Probably at least once a week, you're going to see someone drop something, press the wrong button on the elevator, try to push on the pull door etc. My own stress always peeks when I'm in public and trip up on something minor like that. If you just shout "hey you need help?" you're probably not going to make them feel any better and doubly worse if you just avoid eye contact and walk around them. When that happens to me, it can reaaaally sour a morning.
But saying "they really need to make these doors automatic, I dropped my coffee here last week!" and helping out if they want it has the EXACT opposite effect. Suddenly, it's not embarrassing any more, and you might have a little convo commiserating about what sucks. It's just a little bit of connection to make someone's day a bit better which is definitely a win-win and good way of breaking the seal on talking to folks.

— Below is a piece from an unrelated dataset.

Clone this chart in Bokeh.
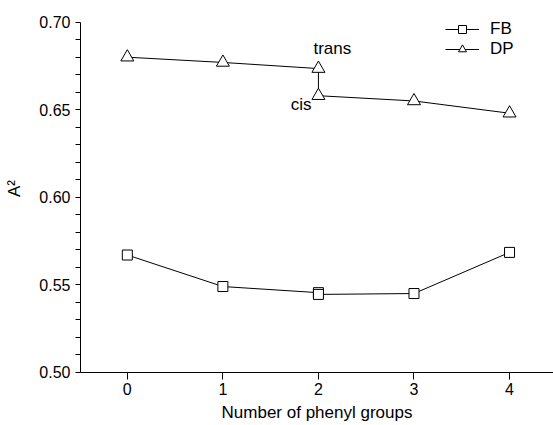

Maybe it's age related, but if any of the scenarios you wrote happened to me, I would not be embarrassed receiving someone's assistance.
Coming up with the right phrase in the moment sounds risky. Is there another phrase you can use to offer help ?
> If you just shout "hey you need help?" ...
There's also another more neutral option. Just give them the answer they need without the fluff. If they then want to thank you and chat it's their choice, but completely optional.
This is probably not the right approach most of the time, but it works well on the types of people who seem "serious" (not anxious or upset).
This is a really hard one to pull off. You have to determine that they really are that type of person and then just magically know what they want. It's really satisfying when it works though.
I've met some of the most interesting people I've ever known that way.